- Native name: French: Rivière Kirasa

Location
- Country: Burundi
- Province: Rumonge Province

Physical characteristics
- • location: Lake Tanganyika
- • coordinates: 3°35′49″S 29°20′52″E﻿ / ﻿3.59695°S 29.34765°E

= Kirasa River =

River in Burundi

The Kirasa River (Rivière Kirasa) is a river in Rumonge Province, Burundi.

==Course==

The Kirasa River flows in a generally westward direction through the extreme north of Rumonge Province to its mouth on Lake Tanganyika near Gitaza.

==Environment==
The area around the Kirasa river is densely populated, with 276 inhabitants per square kilometer as of 2016.
The climate in the area is temperate.
The average annual temperature is 18 C.
The warmest month is July, when the average temperature is 21 C, and the coldest is November, with 14 C.
Average annual rainfall is 1,304 mm.
The rainiest month is December, with an average of 200 mm of precipitation, and the driest is July, with 15 mm of precipitation.

==Events==
In May 2021 torrential rains caused the bridge carrying the RN3 road over the Kirasa River to collapse.
It linked the Kabezi Commune in Bujumbura Rural Province, with the Muhata Commune in Rumonge Province.
The bridge was damaged beyond repair, so a new one had to be built.
In the interim, passengers travelling between Bujumbura and Rumonge would have to disembark and cross the river on foot.

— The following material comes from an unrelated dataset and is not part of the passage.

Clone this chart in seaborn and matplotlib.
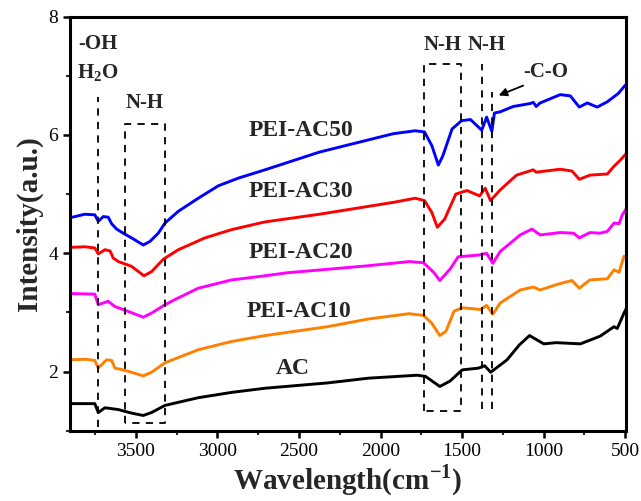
import numpy as np
import pandas as pd
import matplotlib
matplotlib.use('Agg')
import matplotlib.pyplot as plt
from matplotlib.ticker import MultipleLocator
import seaborn as sns

# spectra (wavenumber, intensity)
wn_ac = [3905, 3813, 3752, 3731, 3690, 3608, 3527, 3455, 3404, 3322, 3118, 2913, 2709, 2325, 2075,
         1775, 1725, 1637, 1575, 1500, 1400, 1362, 1325, 1225, 1150, 1087, 1000, 925, 775, 654, 569,
         549, 508, 488]
ac = [1.46, 1.46, 1.46, 1.31, 1.39, 1.36, 1.30, 1.26, 1.31, 1.43, 1.56, 1.65, 1.72, 1.81, 1.89,
      1.94, 1.92, 1.75, 1.84, 2.03, 2.06, 2.10, 1.99, 2.20, 2.45, 2.61, 2.47, 2.49, 2.47, 2.60, 2.76,
      2.73, 2.99, 3.10]

wn_10 = [3905, 3813, 3752, 3731, 3680, 3649, 3629, 3578, 3455, 3404, 3322, 3118, 2913, 2709, 2325,
         2075, 1825, 1737, 1687, 1637, 1600, 1550, 1500, 1387, 1350, 1312, 1267, 1144, 1064, 1022,
         899, 827, 782, 717, 610, 569, 538, 508, 488]
ac10 = [2.20, 2.21, 2.19, 2.06, 2.20, 2.19, 2.06, 2.03, 1.93, 1.99, 2.15, 2.37, 2.51, 2.61, 2.76,
        2.89, 2.98, 2.95, 2.82, 2.61, 2.68, 3.02, 3.08, 3.05, 3.12, 2.97, 3.16, 3.38, 3.43, 3.38,
        3.49, 3.54, 3.41, 3.55, 3.57, 3.72, 3.68, 3.95, 3.95]

wn_20 = [3905, 3752, 3731, 3670, 3629, 3578, 3455, 3404, 3322, 3260, 3118, 2913, 2709, 2575, 2075,
         1825, 1737, 1675, 1637, 1575, 1525, 1400, 1350, 1312, 1267, 1144, 1072, 1022, 899, 817,
         782, 717, 654, 610, 569, 538, 518, 488]
ac20 = [3.32, 3.31, 3.13, 3.19, 3.10, 3.05, 2.92, 2.99, 3.13, 3.22, 3.41, 3.55, 3.62, 3.67, 3.79,
        3.86, 3.84, 3.68, 3.54, 3.73, 3.94, 3.97, 4.00, 3.83, 4.03, 4.31, 4.41, 4.31, 4.35, 4.34,
        4.26, 4.35, 4.34, 4.37, 4.51, 4.50, 4.65, 4.78]

wn_30 = [3905, 3813, 3752, 3731, 3690, 3659, 3639, 3608, 3527, 3451, 3404, 3332, 3240, 3077, 2913,
         2709, 2375, 1923, 1788, 1731, 1686, 1652, 1607, 1539, 1471, 1393, 1359, 1326, 1267, 1167,
         1064, 1046, 899, 827, 782, 717, 610, 569, 528, 490]
ac30 = [4.10, 4.11, 4.09, 3.99, 4.06, 4.04, 3.92, 3.86, 3.78, 3.62, 3.69, 3.90, 4.06, 4.26, 4.40,
        4.53, 4.66, 4.86, 4.93, 4.89, 4.69, 4.44, 4.58, 5.00, 5.06, 4.97, 5.10, 4.89, 5.07, 5.32,
        5.41, 5.37, 5.42, 5.39, 5.25, 5.32, 5.34, 5.47, 5.58, 5.70]

wn_50 = [3905, 3813, 3752, 3731, 3700, 3670, 3649, 3619, 3578, 3527, 3455, 3414, 3363, 3322, 3240,
         3118, 2995, 2872, 2709, 2375, 1923, 1788, 1731, 1686, 1646, 1618, 1562, 1504, 1449, 1380,
         1350, 1318, 1302, 1267, 1187, 1083, 1064, 1046, 1022, 899, 837, 782, 733, 672, 610, 543,
         500, 488]
ac50 = [4.60, 4.66, 4.65, 4.54, 4.62, 4.61, 4.50, 4.41, 4.34, 4.26, 4.14, 4.20, 4.34, 4.51, 4.71,
        4.93, 5.14, 5.27, 5.41, 5.71, 6.02, 6.07, 6.05, 5.82, 5.49, 5.65, 6.10, 6.24, 6.26, 6.08,
        6.30, 6.06, 6.37, 6.39, 6.48, 6.53, 6.55, 6.48, 6.54, 6.68, 6.66, 6.47, 6.54, 6.47, 6.56,
        6.70, 6.84, 6.80]

samples = ['AC', 'PEI-AC10', 'PEI-AC20', 'PEI-AC30', 'PEI-AC50']
colors = ['black', '#ff8000', '#ff00ff', '#ff0000', '#0000ff']
label_pos = [(2537, 2.06), (2500, 3.02), (2490, 4.01), (2490, 5.04), (2490, 6.07)]

df = pd.concat([
    pd.DataFrame({'wn': x, 'I': y, 'sample': s})
    for x, y, s in zip([wn_ac, wn_10, wn_20, wn_30, wn_50], [ac, ac10, ac20, ac30, ac50], samples)
])

sns.set_style('ticks')
plt.rcParams['font.family'] = ['Liberation Serif', 'DejaVu Serif']
plt.rcParams['mathtext.fontset'] = 'custom'
plt.rcParams['mathtext.rm'] = 'Liberation Serif'
plt.rcParams['mathtext.bf'] = 'Liberation Serif:bold'

fig = plt.figure(figsize=(6.41, 5.01), dpi=100)
ax = fig.add_axes([0.109, 0.14, 0.868, 0.827])

sns.lineplot(data=df, x='wn', y='I', hue='sample', palette=dict(zip(samples, colors)),
             sort=False, estimator=None, lw=2.1, legend=False, ax=ax)

ax.set_xlim(3905, 494)
ax.set_ylim(1, 8)
ax.xaxis.set_major_locator(MultipleLocator(500))
ax.xaxis.set_minor_locator(MultipleLocator(250))
ax.yaxis.set_major_locator(MultipleLocator(2))
ax.yaxis.set_minor_locator(MultipleLocator(1))
ax.tick_params(which='major', direction='out', length=5, width=1.8, labelsize=14, colors='black')
ax.tick_params(which='minor', direction='out', length=3, width=1.5)
for sp in ax.spines.values():
    sp.set_linewidth(2.2)
    sp.set_color('black')

ax.set_xlabel(r'Wavelength(cm$^{\mathbf{-1}}$)', fontsize=21, fontweight='bold', labelpad=2)
ax.set_ylabel('Intensity(a.u.)', fontsize=21, fontweight='bold', labelpad=4)

for s, (x, y) in zip(samples, label_pos):
    ax.text(x, y, s, fontsize=17, fontweight='bold', ha='center', va='center')

# dashed guides
dash = dict(color='black', lw=1.3, ls=(0, (4, 3.5)))
ax.plot([3730, 3730], [1.07, 6.64], **dash)
ax.plot([3570, 3570, 3320, 3320, 3570], [1.14, 6.19, 6.19, 1.14, 1.14], **dash)
ax.plot([1733, 1733, 1508, 1508, 1733], [1.33, 7.20, 7.20, 1.33, 1.33], **dash)
ax.plot([1380, 1380], [1.37, 7.20], **dash)
ax.plot([1318, 1318], [1.37, 6.73], **dash)

ann = dict(fontsize=15, fontweight='bold', ha='center', va='center')
ax.text(3735, 7.53, '-OH', **ann)
ax.text(3735, 7.05, r'H$_{\mathbf{2}}$O', **ann)
ax.text(3445, 6.54, 'N-H', **ann)
ax.text(1617, 7.52, 'N-H', **ann)
ax.text(1352, 7.52, 'N-H', **ann)
ax.text(985, 7.06, '-C-O', **ann)
ax.annotate('', xy=(1292, 6.65), xytext=(1110, 6.85),
            arrowprops=dict(arrowstyle='-|>', color='black', lw=1.3, mutation_scale=12))

fig.savefig('out.png', dpi=100)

In April 2024 a landslide that ran down the Kirasa River destroyed 497 houses and more than 500 ha of crop fields in Gabaniro village, Gitaza zone, Muhuta district in Rumonge Province.
It seriously damaged the Kirasa hydropower dam that provides electricity to the town of Mutamba in Muhuta District and destroyed the buildings that would hold Kirasa Energy's new hydropower station.

==Hydroelectric project==

Kirasa Energy signed a contract with the government of Burundi in October 2019 to develop and transfer two cascade hydroelectric power plants on the Kirasi River with a combined capacity of 16MW.
The company asked for financing from the African Development Bank and the Trade Development Bank.
In December 2022 Kirasa Energy issued a notice of expression of interest for international consultant services to monitor and control the construction project.

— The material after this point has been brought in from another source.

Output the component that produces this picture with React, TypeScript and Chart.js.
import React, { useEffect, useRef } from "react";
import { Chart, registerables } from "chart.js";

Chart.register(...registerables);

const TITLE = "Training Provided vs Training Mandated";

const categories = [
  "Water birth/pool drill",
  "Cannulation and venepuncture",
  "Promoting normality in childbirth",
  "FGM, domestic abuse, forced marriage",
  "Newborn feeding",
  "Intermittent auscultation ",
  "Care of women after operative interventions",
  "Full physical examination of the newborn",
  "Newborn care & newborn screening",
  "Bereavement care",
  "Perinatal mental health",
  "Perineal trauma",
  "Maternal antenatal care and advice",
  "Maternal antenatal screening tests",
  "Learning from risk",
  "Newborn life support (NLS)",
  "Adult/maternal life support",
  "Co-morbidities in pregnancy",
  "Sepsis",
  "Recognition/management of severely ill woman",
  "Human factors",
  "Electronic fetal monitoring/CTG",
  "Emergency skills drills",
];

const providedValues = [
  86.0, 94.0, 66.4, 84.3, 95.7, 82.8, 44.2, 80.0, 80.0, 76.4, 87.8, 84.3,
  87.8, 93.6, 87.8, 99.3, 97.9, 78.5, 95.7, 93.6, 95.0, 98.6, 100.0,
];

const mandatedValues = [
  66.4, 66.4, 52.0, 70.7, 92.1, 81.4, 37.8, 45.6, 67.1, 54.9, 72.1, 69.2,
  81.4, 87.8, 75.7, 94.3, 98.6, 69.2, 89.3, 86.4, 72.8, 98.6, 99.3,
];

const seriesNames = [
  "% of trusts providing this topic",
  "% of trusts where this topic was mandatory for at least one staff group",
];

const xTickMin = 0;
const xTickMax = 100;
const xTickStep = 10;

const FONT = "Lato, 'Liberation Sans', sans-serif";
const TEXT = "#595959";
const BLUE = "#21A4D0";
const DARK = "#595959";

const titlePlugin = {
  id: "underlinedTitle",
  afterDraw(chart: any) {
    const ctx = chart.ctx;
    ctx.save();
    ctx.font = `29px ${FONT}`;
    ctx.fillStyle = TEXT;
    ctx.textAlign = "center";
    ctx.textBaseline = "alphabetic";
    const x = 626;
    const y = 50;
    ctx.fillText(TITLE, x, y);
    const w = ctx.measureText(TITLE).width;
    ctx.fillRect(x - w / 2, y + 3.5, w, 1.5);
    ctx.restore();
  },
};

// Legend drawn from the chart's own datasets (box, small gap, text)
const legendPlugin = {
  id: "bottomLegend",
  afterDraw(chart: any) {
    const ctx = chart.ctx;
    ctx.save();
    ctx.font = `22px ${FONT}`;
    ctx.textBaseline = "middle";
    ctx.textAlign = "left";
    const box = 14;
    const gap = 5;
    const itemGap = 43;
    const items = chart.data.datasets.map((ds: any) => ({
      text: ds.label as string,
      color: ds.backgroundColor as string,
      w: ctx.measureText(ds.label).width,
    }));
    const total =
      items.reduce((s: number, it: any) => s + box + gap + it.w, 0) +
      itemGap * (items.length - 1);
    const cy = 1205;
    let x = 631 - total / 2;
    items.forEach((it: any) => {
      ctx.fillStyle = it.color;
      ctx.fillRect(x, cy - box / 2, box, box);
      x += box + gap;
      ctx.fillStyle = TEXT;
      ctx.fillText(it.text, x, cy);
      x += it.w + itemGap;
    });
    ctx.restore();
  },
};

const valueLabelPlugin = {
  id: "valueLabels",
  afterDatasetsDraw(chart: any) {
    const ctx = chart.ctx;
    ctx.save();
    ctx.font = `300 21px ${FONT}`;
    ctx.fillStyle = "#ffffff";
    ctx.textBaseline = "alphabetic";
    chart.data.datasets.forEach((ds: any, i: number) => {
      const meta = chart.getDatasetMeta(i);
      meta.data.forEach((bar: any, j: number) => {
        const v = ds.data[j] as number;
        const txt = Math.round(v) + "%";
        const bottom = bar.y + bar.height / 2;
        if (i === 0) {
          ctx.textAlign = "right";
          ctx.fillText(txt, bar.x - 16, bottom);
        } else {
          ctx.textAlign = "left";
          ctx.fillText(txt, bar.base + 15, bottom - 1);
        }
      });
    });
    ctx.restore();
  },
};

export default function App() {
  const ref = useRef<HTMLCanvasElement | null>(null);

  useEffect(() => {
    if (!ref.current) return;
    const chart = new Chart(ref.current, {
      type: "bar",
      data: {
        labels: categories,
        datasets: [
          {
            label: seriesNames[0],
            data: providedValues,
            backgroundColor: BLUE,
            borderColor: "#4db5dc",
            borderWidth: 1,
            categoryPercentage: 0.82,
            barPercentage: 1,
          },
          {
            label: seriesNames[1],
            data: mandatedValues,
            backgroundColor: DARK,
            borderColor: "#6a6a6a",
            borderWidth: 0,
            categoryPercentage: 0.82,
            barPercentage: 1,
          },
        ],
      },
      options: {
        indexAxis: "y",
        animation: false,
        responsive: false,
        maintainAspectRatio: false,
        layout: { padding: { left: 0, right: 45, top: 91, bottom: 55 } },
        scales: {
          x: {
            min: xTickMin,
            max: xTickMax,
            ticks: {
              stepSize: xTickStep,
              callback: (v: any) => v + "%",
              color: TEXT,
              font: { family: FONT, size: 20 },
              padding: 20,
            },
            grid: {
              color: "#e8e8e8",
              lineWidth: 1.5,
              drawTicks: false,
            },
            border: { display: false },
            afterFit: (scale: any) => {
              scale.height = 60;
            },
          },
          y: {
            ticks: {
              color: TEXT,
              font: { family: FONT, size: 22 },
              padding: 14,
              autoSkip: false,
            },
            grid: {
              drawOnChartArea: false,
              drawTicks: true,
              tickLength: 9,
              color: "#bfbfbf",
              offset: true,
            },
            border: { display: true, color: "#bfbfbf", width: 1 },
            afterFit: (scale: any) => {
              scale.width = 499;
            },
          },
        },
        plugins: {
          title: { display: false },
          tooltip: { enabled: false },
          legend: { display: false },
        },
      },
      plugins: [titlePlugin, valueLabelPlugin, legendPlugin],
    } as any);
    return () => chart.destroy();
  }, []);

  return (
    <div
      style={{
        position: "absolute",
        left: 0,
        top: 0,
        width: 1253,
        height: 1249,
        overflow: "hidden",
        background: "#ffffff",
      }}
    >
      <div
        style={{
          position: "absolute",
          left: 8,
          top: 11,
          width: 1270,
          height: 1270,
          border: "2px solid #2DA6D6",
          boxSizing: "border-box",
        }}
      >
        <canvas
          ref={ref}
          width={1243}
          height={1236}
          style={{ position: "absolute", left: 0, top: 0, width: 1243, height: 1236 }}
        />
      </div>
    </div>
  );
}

There would be a dam on the river between the Rutovu and Higiro collines, and a dam on its left (south) tributary the Ginge River in the Gihondo colline.
Both would feed a conduit leading to a 9.5MW hydroelectric power station below the junction of the Kirasa and Ginge.
Further down there would be a dam in the Nigera colline feeding a conduit leading to a 6.5MW hydroelectric power station near the mouth of the river.